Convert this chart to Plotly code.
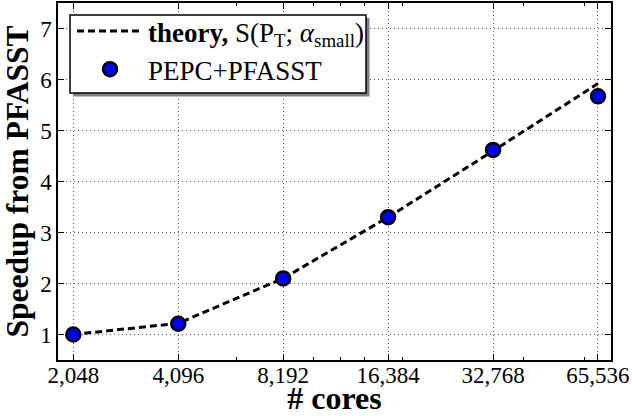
import plotly.graph_objects as go

cores = [2048, 4096, 8192, 16384, 32768, 65536]
tick_labels = ["2,048", "4,096", "8,192", "16,384", "32,768", "65,536"]
theory = [1.0, 1.22, 2.1, 3.3, 4.6, 5.92]
measured = [1.0, 1.21, 2.1, 3.3, 4.62, 5.67]
minor_ticks = [6000, 10000, 12000, 14000, 18000, 40000, 60000]

FONT = "Liberation Serif"

fig = go.Figure()
fig.add_trace(go.Scatter(
    x=cores, y=theory, mode="lines",
    name="<b>theory,</b> S(P<sub>T</sub>; <i>α</i><sub>small</sub>)",
    line=dict(color="black", width=3, dash="7px,4px"),
))
fig.add_trace(go.Scatter(
    x=cores, y=measured, mode="markers", name="PEPC+PFASST",
    marker=dict(color="#0000ff", size=14, line=dict(color="black", width=2.5)),
))

W, H = 632, 416
ml, mr, mt, mb = 58, 21, 3, 56
pw, ph = W - ml - mr, H - mt - mb

def px2paper(x, y):
    return (x - ml) / pw, (H - mb - y) / ph

# legend frame + shadow
sx0, sy0 = px2paper(73, 18)
sx1, sy1 = px2paper(369.5, 96.5)
fig.add_shape(type="rect", xref="paper", yref="paper", x0=sx0, x1=sx1, y0=sy1, y1=sy0,
              fillcolor="#808080", line=dict(width=0), layer="above")
bx0, by0 = px2paper(70, 15)
bx1, by1 = px2paper(366, 93)
fig.add_shape(type="rect", xref="paper", yref="paper", x0=bx0, x1=bx1, y0=by1, y1=by0,
              fillcolor="white", line=dict(color="black", width=1.5), layer="above")

lx, ly = px2paper(72, 7)

axis_common = dict(
    showline=True, linecolor="black", linewidth=1.5, mirror="allticks",
    ticks="inside", ticklen=6, tickwidth=1, tickcolor="black",
    showgrid=True, gridcolor="#555555", gridwidth=0.8, griddash="1px,3px",
    zeroline=False, automargin=False,
    tickfont=dict(family=FONT, size=23, color="black"),
)

fig.update_layout(
    width=W, height=H,
    margin=dict(l=ml, r=mr, t=mt, b=mb),
    paper_bgcolor="white", plot_bgcolor="white",
    font=dict(family=FONT, color="black"),
    xaxis=dict(
        type="log", range=[3.2674, 4.8538],
        tickvals=cores, ticktext=tick_labels, ticklabelstandoff=-6,
        title=dict(text="<b># cores</b>", font=dict(family=FONT, size=32), standoff=3),
        minor=dict(tickvals=minor_ticks, ticks="inside", ticklen=3, tickcolor="black", showgrid=False),
        **axis_common,
    ),
    yaxis=dict(
        range=[0.5, 7.5], tickvals=[1, 2, 3, 4, 5, 6, 7],
        title=dict(text="<b>Speedup from PFASST</b>", font=dict(family=FONT, size=31.5), standoff=4),
        **axis_common,
    ),
    legend=dict(
        x=lx, y=ly, xanchor="left", yanchor="top",
        bgcolor="rgba(0,0,0,0)", borderwidth=0,
        font=dict(family=FONT, size=27, color="black"),
        itemwidth=66, tracegroupgap=2,
    ),
    showlegend=True,
)

fig.write_html("out.html", config={"displayModeBar": False},
               post_script="document.body.style.margin='0px';document.body.style.overflow='hidden';")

**What is being asked:** Print the whole listing above once more, word for word, without its pictures.

**Task solution:**
Convert this chart to Plotly code.
import plotly.graph_objects as go

cores = [2048, 4096, 8192, 16384, 32768, 65536]
tick_labels = ["2,048", "4,096", "8,192", "16,384", "32,768", "65,536"]
theory = [1.0, 1.22, 2.1, 3.3, 4.6, 5.92]
measured = [1.0, 1.21, 2.1, 3.3, 4.62, 5.67]
minor_ticks = [6000, 10000, 12000, 14000, 18000, 40000, 60000]

FONT = "Liberation Serif"

fig = go.Figure()
fig.add_trace(go.Scatter(
    x=cores, y=theory, mode="lines",
    name="<b>theory,</b> S(P<sub>T</sub>; <i>α</i><sub>small</sub>)",
    line=dict(color="black", width=3, dash="7px,4px"),
))
fig.add_trace(go.Scatter(
    x=cores, y=measured, mode="markers", name="PEPC+PFASST",
    marker=dict(color="#0000ff", size=14, line=dict(color="black", width=2.5)),
))

W, H = 632, 416
ml, mr, mt, mb = 58, 21, 3, 56
pw, ph = W - ml - mr, H - mt - mb

def px2paper(x, y):
    return (x - ml) / pw, (H - mb - y) / ph

# legend frame + shadow
sx0, sy0 = px2paper(73, 18)
sx1, sy1 = px2paper(369.5, 96.5)
fig.add_shape(type="rect", xref="paper", yref="paper", x0=sx0, x1=sx1, y0=sy1, y1=sy0,
              fillcolor="#808080", line=dict(width=0), layer="above")
bx0, by0 = px2paper(70, 15)
bx1, by1 = px2paper(366, 93)
fig.add_shape(type="rect", xref="paper", yref="paper", x0=bx0, x1=bx1, y0=by1, y1=by0,
              fillcolor="white", line=dict(color="black", width=1.5), layer="above")

lx, ly = px2paper(72, 7)

axis_common = dict(
    showline=True, linecolor="black", linewidth=1.5, mirror="allticks",
    ticks="inside", ticklen=6, tickwidth=1, tickcolor="black",
    showgrid=True, gridcolor="#555555", gridwidth=0.8, griddash="1px,3px",
    zeroline=False, automargin=False,
    tickfont=dict(family=FONT, size=23, color="black"),
)

fig.update_layout(
    width=W, height=H,
    margin=dict(l=ml, r=mr, t=mt, b=mb),
    paper_bgcolor="white", plot_bgcolor="white",
    font=dict(family=FONT, color="black"),
    xaxis=dict(
        type="log", range=[3.2674, 4.8538],
        tickvals=cores, ticktext=tick_labels, ticklabelstandoff=-6,
        title=dict(text="<b># cores</b>", font=dict(family=FONT, size=32), standoff=3),
        minor=dict(tickvals=minor_ticks, ticks="inside", ticklen=3, tickcolor="black", showgrid=False),
        **axis_common,
    ),
    yaxis=dict(
        range=[0.5, 7.5], tickvals=[1, 2, 3, 4, 5, 6, 7],
        title=dict(text="<b>Speedup from PFASST</b>", font=dict(family=FONT, size=31.5), standoff=4),
        **axis_common,
    ),
    legend=dict(
        x=lx, y=ly, xanchor="left", yanchor="top",
        bgcolor="rgba(0,0,0,0)", borderwidth=0,
        font=dict(family=FONT, size=27, color="black"),
        itemwidth=66, tracegroupgap=2,
    ),
    showlegend=True,
)

fig.write_html("out.html", config={"displayModeBar": False},
               post_script="document.body.style.margin='0px';document.body.style.overflow='hidden';")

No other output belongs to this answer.